Fotoromanzi – Il classico senza classicismo. Una rubrica di Alberto Beltrame
Correva l’anno 1999 quando Lucio Dalla girò il video di Ciao, un manifesto in immagini dell’anti-salvinismo avant la lettre, ovvero la denuncia della vergognosa indifferenza nei confronti della tragedia dell’immigrazione. Si rappresentava lui stesso su una sdraio a prendere il sole mentre attorno scorrevano immagini di gente sui barconi in cerca di una salvezza (performance tra l’altro portata spesso anche nei concerti, come ad esempio al Festivalbar dello stesso anno). Qualche anno prima, invece, aveva “inventato” la tecnica più amata dal segretario leghista: la video comunicazione tramite smartphone. In quale luogo: Napoli. Il destino sa giocare davvero brutti scherzi.
Tra i cantautori italiani storici degli anni ‘60 e ’70, Dalla è probabilmente il più vivo nel mercato musicale nazionale dei ’90 e lo dimostra il grande interesse nell’ambito dei videoclip, canale commerciale obbligatorio di quella decade e non più solo strumento sperimentale o di divertimento come fu negli anni precedenti. Tra tutti i videoclip di Lucio Dalla, quello di Canzone sembra essere il più originale, il più sorprendente. È anche il suo video più conosciuto anche grazie a una “canzone” di grande successo e che in qualche modo sanciva in maniera definiva la svolta del cantautore verso la fase più “pop” della sua carriera.
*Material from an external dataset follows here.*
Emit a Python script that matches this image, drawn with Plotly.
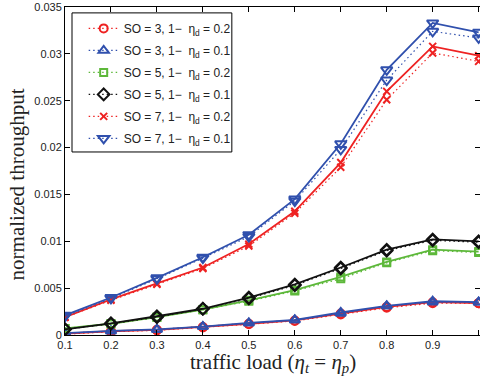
import plotly.graph_objects as go

x_load = [0.1, 0.2, 0.3, 0.4, 0.5, 0.6, 0.7, 0.8, 0.9, 1.0]

so3_d02_sim = [0.00015, 0.0004, 0.00055, 0.00085, 0.0012, 0.00155, 0.0023, 0.0030, 0.0035, 0.0034]
so3_d02_ana = [0.0001, 0.00035, 0.0005, 0.0008, 0.00115, 0.0015, 0.0022, 0.0029, 0.0034, 0.0034]
so3_d01_sim = [0.0002, 0.00045, 0.0006, 0.0009, 0.0013, 0.0016, 0.0024, 0.0031, 0.0036, 0.0035]
so3_d01_ana = [0.0002, 0.0004, 0.0006, 0.0009, 0.00125, 0.0016, 0.0023, 0.0031, 0.0035, 0.0035]

so5_d02_sim = [0.0007, 0.0012, 0.0019, 0.0027, 0.0037, 0.0048, 0.0062, 0.0078, 0.0091, 0.0089]
so5_d02_ana = [0.0007, 0.0012, 0.0019, 0.0027, 0.0036, 0.0047, 0.0060, 0.0077, 0.0090, 0.0088]
so5_d01_sim = [0.0006, 0.00125, 0.0020, 0.0028, 0.0040, 0.0054, 0.0072, 0.0091, 0.0102, 0.0100]
so5_d01_ana = [0.0006, 0.0012, 0.0019, 0.0028, 0.0039, 0.0053, 0.0071, 0.0090, 0.0101, 0.0099]

so7_d02_sim = [0.0019, 0.0038, 0.0055, 0.0072, 0.0097, 0.0132, 0.0184, 0.0260, 0.0308, 0.0298]
so7_d02_ana = [0.0019, 0.0037, 0.0054, 0.0071, 0.0095, 0.0130, 0.0179, 0.0251, 0.0301, 0.0292]
so7_d01_sim = [0.0021, 0.0040, 0.0061, 0.0083, 0.0107, 0.0145, 0.0204, 0.0283, 0.0333, 0.0323]
so7_d01_ana = [0.0020, 0.0039, 0.0060, 0.0082, 0.0105, 0.0143, 0.0198, 0.0272, 0.0324, 0.0317]

x_ticks = ["0.1", "0.2", "0.3", "0.4", "0.5", "0.6", "0.7", "0.8", "0.9", "1"]
y_tickvals = [0, 0.005, 0.01, 0.015, 0.02, 0.025, 0.03, 0.035]
y_ticks = ["0", "0.005", "0.01", "0.015", "0.02", "0.025", "0.03", "0.035"]

labels = [
    "SO = 3, 1\u2212  \u03b7<sub>d</sub> = 0.2",
    "SO = 3, 1\u2212  \u03b7<sub>d</sub> = 0.1",
    "SO = 5, 1\u2212  \u03b7<sub>d</sub> = 0.2",
    "SO = 5, 1\u2212  \u03b7<sub>d</sub> = 0.1",
    "SO = 7, 1\u2212  \u03b7<sub>d</sub> = 0.2",
    "SO = 7, 1\u2212  \u03b7<sub>d</sub> = 0.1",
]

RED = "#ee2222"
BLUE = "#3050ad"
GREEN = "#5db83a"
BLACK = "#111111"

series = [
    (labels[0], so3_d02_sim, so3_d02_ana, RED, "circle-open", 8),
    (labels[1], so3_d01_sim, so3_d01_ana, BLUE, "triangle-up-open", 9),
    (labels[2], so5_d02_sim, so5_d02_ana, GREEN, "square-open", 7),
    (labels[3], so5_d01_sim, so5_d01_ana, BLACK, "diamond-open", 9),
    (labels[4], so7_d02_sim, so7_d02_ana, RED, "x-thin-open", 7),
    (labels[5], so7_d01_sim, so7_d01_ana, BLUE, "triangle-down-open", 10),
]

fig = go.Figure()
for i, (name, sim, ana, col, sym, sz) in enumerate(series):
    fig.add_trace(go.Scatter(
        x=x_load, y=ana, mode="lines+markers", name=name,
        legendgroup=f"g{i}", showlegend=True,
        line=dict(color=col, width=1.2, dash="1.5px,3px"),
        marker=dict(symbol=sym, size=sz, color=col, line=dict(color=col, width=2)),
    ))
    fig.add_trace(go.Scatter(
        x=x_load, y=sim, mode="lines+markers", name=name,
        legendgroup=f"g{i}", showlegend=False,
        line=dict(color=col, width=1.8),
        marker=dict(symbol=sym, size=sz, color=col, line=dict(color=col, width=2)),
    ))

serif = "Liberation Serif, Times New Roman, serif"

fig.update_layout(
    width=480, height=378,
    margin=dict(l=65, r=0, t=7, b=43),
    paper_bgcolor="white", plot_bgcolor="white",
    font=dict(family="Liberation Sans, Arial, sans-serif", size=11, color="#222"),
    showlegend=True,
    legend=dict(
        x=0.045, y=0.979, xanchor="left", yanchor="top",
        bgcolor="rgba(0,0,0,0)", borderwidth=0,
        font=dict(family="Liberation Sans, Arial, sans-serif", size=12, color="#222"),
        tracegroupgap=3,
    ),
    shapes=[
        dict(type="rect", xref="paper", yref="paper",
             x0=0.0169, x1=0.402, y0=0.558, y1=0.982,
             line=dict(color="black", width=1), fillcolor="white", layer="above"),
    ],
    xaxis=dict(
        range=[0.1, 1.003], tickvals=x_load, ticktext=x_ticks,
        showgrid=False, zeroline=False, automargin=False,
        showline=True, linecolor="black", linewidth=1, mirror="ticks",
        ticks="inside", ticklen=5, tickcolor="black",
    ),
    yaxis=dict(
        range=[0, 0.035], tickvals=y_tickvals, ticktext=y_ticks,
        showgrid=False, zeroline=False, automargin=False,
        showline=True, linecolor="black", linewidth=1, mirror="ticks",
        ticks="inside", ticklen=5, tickcolor="black",
    ),
    annotations=[
        dict(text="traffic load (<i>\u03b7<sub>t</sub></i> = <i>\u03b7<sub>p</sub></i>)",
             xref="paper", yref="paper", x=0.5, y=-0.085, xanchor="center", yanchor="middle",
             showarrow=False, font=dict(family=serif, size=21, color="#222")),
        dict(text="normalized throughput",
             xref="paper", yref="paper", x=-0.115, y=0.46, xanchor="center", yanchor="middle",
             textangle=-90, showarrow=False, font=dict(family=serif, size=21, color="#222")),
    ],
)

fig.write_html("out.html", config={"displayModeBar": False},
               post_script="document.body.style.margin='0';document.body.style.padding='0';")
Alla base di tutto il video c’è il suo volto, sempre presente e allo stesso tempo lontano in una messa in discussione dei principi diegetici del Videoclip. Presenza e non presenza nello stesso momento è il principio che guida pure la canzone, in questo senso perfettamente in sintonia con le immagini. Anche la fluidità e il movimento continuo della camera, sempre alla ricerca di qualcosa, si sposano con quello che il testo della canzone sta raccontando.
Canzone cercala se puoi
Dille che non mi perda mai
Va per le strade, tra la gente
Il montaggio è in linea con i videoclip internazionali dell’epoca, è frenetico e ritmato e con diverse soluzioni ben studiate. Oltre all’idea centrale del piccolo monitor con il volto del cantautore, c’è una grande galleria umana sia in termini di “personaggi” che di situazioni e atteggiamenti. In questo senso il video ha il grande merito di saper essere affresco popolare, atto sociologico in immagini. Lucio Dalla si afferma in maniera definitiva per quello che è: la quintessenza del popolare, qualcuno che riesce a unire tutti e a convincere a tutti i livelli.
Io i miei occhi dai tuoi occhi
Non li staccherei mai
Lucio Dalla ci guarda. Ci guarda continuamente. E ci invita a guardare verso il popolo: giovani e vecchi, amanti e lavoratori, zingari e camerieri. Si sente il suono delle strade, il rumore della vita, la spazialità del tempo che passa, la temporalità nella dinamica permanenza di luoghi e persone. Lucio Dalla le guarda senza guardare, completamente ossessionato dalla ricerca di un’anima perduta, di un’ombra tra le pieghe della confusione di un mercato.
Dalla con questo videoclip, attraverso poche parole e molte immagini, racconta in maniera efficacissima la vera essenza di una comunità, tra un sorriso e una lacrima, tra grida immaginate e sguardi intensi. Attraverso questo viaggio nel cuore di Napoli possiamo davvero capire moltissimo del carattere italiano, un affresco intenso sia della sua libertina stravaganza che del suo retrogusto di miseria che ci portiamo dietro da sempre. È un affresco e allo stesso un racconto del nostro modo di essere, delle sfaccettature a tratti paradossali del nostro strano Paese. Per rappresentare meglio il popolo italiano mancano solo selfie e gente del Sud che vota la Lega Nord, ma Lucio Dalla era un cantante, non un profeta del surreale.